Far more disturbingly, he had also shown her that just by gaining access to a friend's Facebook account he could track down that person's social security number and other personal information. YIKES! Don't worry, though. He didn't do anything with the information that time.
This anecdote serves to illustrate the extreme lack of privacy that has become the norm in the modern world and, obviously, has far-reaching implications. Information about individuals is collected constantly on a daily basis by other individuals (via facebook, etc) and by companies, especially advertisers, that are part of what Hull calls the "Panopticon." Living in a panopticon basically means being under constant or near-constant surveillance – surveillance that can be conducted must more easily by computers than by people. After all, what are computers if not an icon of the information age – an entity ideally composed of pure data and built or bred specifically to handle more and faster information each year.

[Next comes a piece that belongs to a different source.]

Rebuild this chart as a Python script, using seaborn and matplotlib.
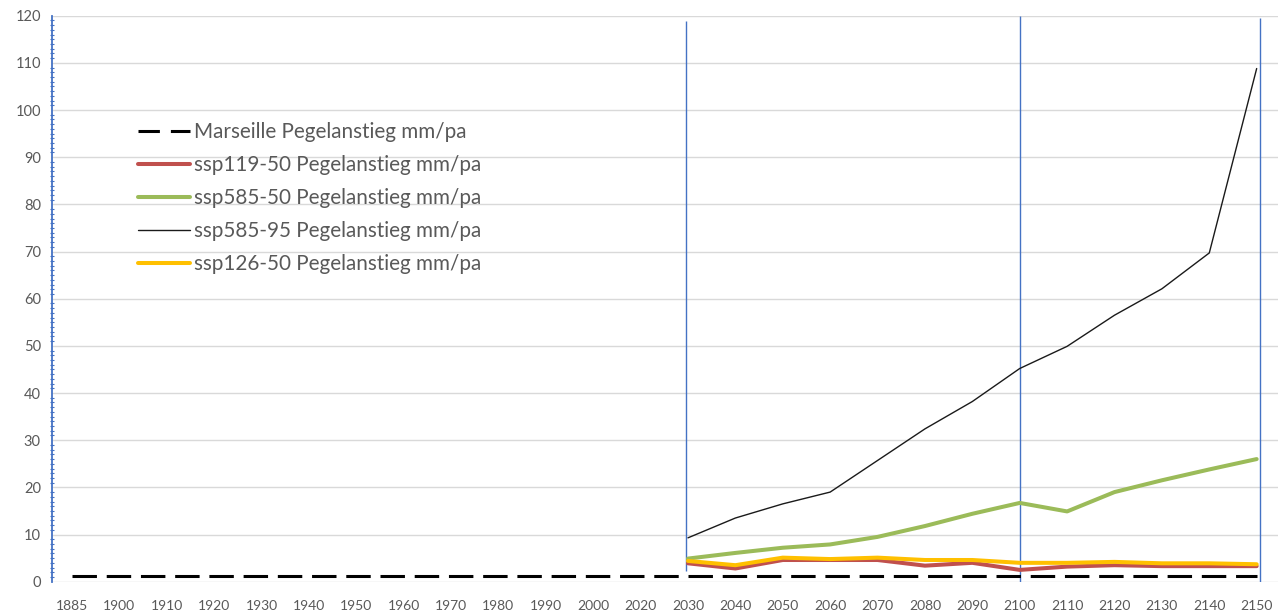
import numpy as np
import pandas as pd
import matplotlib
matplotlib.use("Agg")
import matplotlib.pyplot as plt
import seaborn as sns
from matplotlib.ticker import MultipleLocator

# Categories (years) on the horizontal axis
years = ["1885", "1900", "1910", "1920", "1930", "1940", "1950", "1960", "1970",
         "1980", "1990", "2000", "2020", "2030", "2040", "2050", "2060", "2070",
         "2080", "2090", "2100", "2110", "2120", "2130", "2140", "2150"]

# Sea level rise, mm per year
marseille = [1.3] * 26
proj_years = ["2030", "2040", "2050", "2060", "2070", "2080", "2090",
              "2100", "2110", "2120", "2130", "2140", "2150"]
ssp119_50 = [3.9, 2.8, 4.6, 4.6, 4.6, 3.4, 4.0, 2.5, 3.2, 3.5, 3.3, 3.3, 3.3]
ssp585_50 = [4.9, 6.1, 7.2, 7.9, 9.5, 11.8, 14.4, 16.7, 14.9, 19.0, 21.5, 23.8, 26.0]
ssp585_95 = [9.3, 13.5, 16.5, 19.0, 25.7, 32.4, 38.2, 45.2, 49.9, 56.5, 62.1, 69.7, 108.8]
ssp126_50 = [4.4, 3.5, 5.1, 4.8, 5.1, 4.6, 4.6, 4.0, 4.0, 4.2, 3.9, 3.9, 3.7]

# Marker years for vertical reference lines and their extents
ref_years = ["2030", "2100", "2150"]
ref_bottom = [2.2, 0.0, 0.0]
ref_top = [118.8, 120.0, 119.6]

labels = ["Marseille Pegelanstieg mm/pa", "ssp119-50 Pegelanstieg mm/pa",
          "ssp585-50 Pegelanstieg mm/pa", "ssp585-95 Pegelanstieg mm/pa",
          "ssp126-50 Pegelanstieg mm/pa"]

sns.set_theme(style="white")
plt.rcParams["font.family"] = ["Lato", "DejaVu Sans"]

grey_text = "#595959"
blue = "#4472C4"

pos = {y: i for i, y in enumerate(years)}
df_m = pd.DataFrame({"x": [pos[y] for y in years], "v": marseille})
proj_x = [pos[y] for y in proj_years]

fig = plt.figure(figsize=(12.82, 6.12), dpi=100)
ax = fig.add_axes([52 / 1282, 1 - 581.7 / 612, (1278 - 52) / 1282, (581.7 - 15.7) / 612])

sns.lineplot(data=df_m, x="x", y="v", ax=ax, color="black", lw=2.2,
             dashes=False, label=labels[0]).lines[-1].set_dashes([8, 3.2])
series = [(ssp119_50, "#C0504D", 2.9), (ssp585_50, "#9BBB59", 2.9),
          (ssp585_95, "#1a1a1a", 1.0), (ssp126_50, "#FFC000", 2.9)]
for (vals, col, lw), lab in zip(series, labels[1:]):
    sns.lineplot(x=proj_x, y=vals, ax=ax, color=col, lw=lw, label=lab)

# Vertical reference lines (hand-placed shapes, slightly off the category centres)
nudge = [-0.05, 0.0, 0.08]
for y, b, t, dx in zip(ref_years, ref_bottom, ref_top, nudge):
    ax.vlines(pos[y] + dx, b, t, color=blue, lw=1.0, zorder=1)

ax.set_xlim(-0.42, len(years) - 0.55)
ax.set_ylim(0, 120)
ax.set_xticks(range(len(years)))
ax.set_xticklabels(years)
ax.yaxis.set_major_locator(MultipleLocator(10))
ax.yaxis.set_minor_locator(MultipleLocator(1))
ax.grid(axis="y", color="#d9d9d9", lw=1.0)
ax.set_axisbelow(True)
ax.set_xlabel("")
ax.set_ylabel("")

for s in ["top", "right", "bottom"]:
    ax.spines[s].set_visible(False)
ax.spines["left"].set_color(blue)
ax.spines["left"].set_linewidth(1.3)

ax.tick_params(axis="x", length=0, pad=13, labelsize=10, labelcolor=grey_text)
ax.tick_params(axis="y", which="major", length=4, direction="inout", color=blue,
               pad=6, labelsize=10.5, labelcolor=grey_text)
ax.tick_params(axis="y", which="minor", length=3, direction="inout", color=blue, width=0.8)
ax.tick_params(axis="y", which="minor", left=True)

leg = ax.legend(loc="upper left", bbox_to_anchor=(138 / 1282, 1 - 122 / 612),
                bbox_transform=fig.transFigure, frameon=False, fontsize=14.9,
                handlelength=2.5, handletextpad=0.2, labelspacing=0.63,
                borderpad=0, borderaxespad=0)
for t in leg.get_texts():
    t.set_color(grey_text)
leg.get_lines()[0].set_dashes([7, 3.6])

fig.savefig("out.png", dpi=100, facecolor="white")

One example of how privacy is, at least by conventional standards, routinely violated is when Google searches through a gmail user's mail in order to pull out keywords for advertising. This means that at the very least a computer, if not a person, is reading through millions of peoples' personal mail every day. It used to be a clearly defined federal offense to go rifling through someone's mail, but now it's just normal part of the program. Clearly, the world is changing. One must wonder whether we will have any privacy at all in the near future.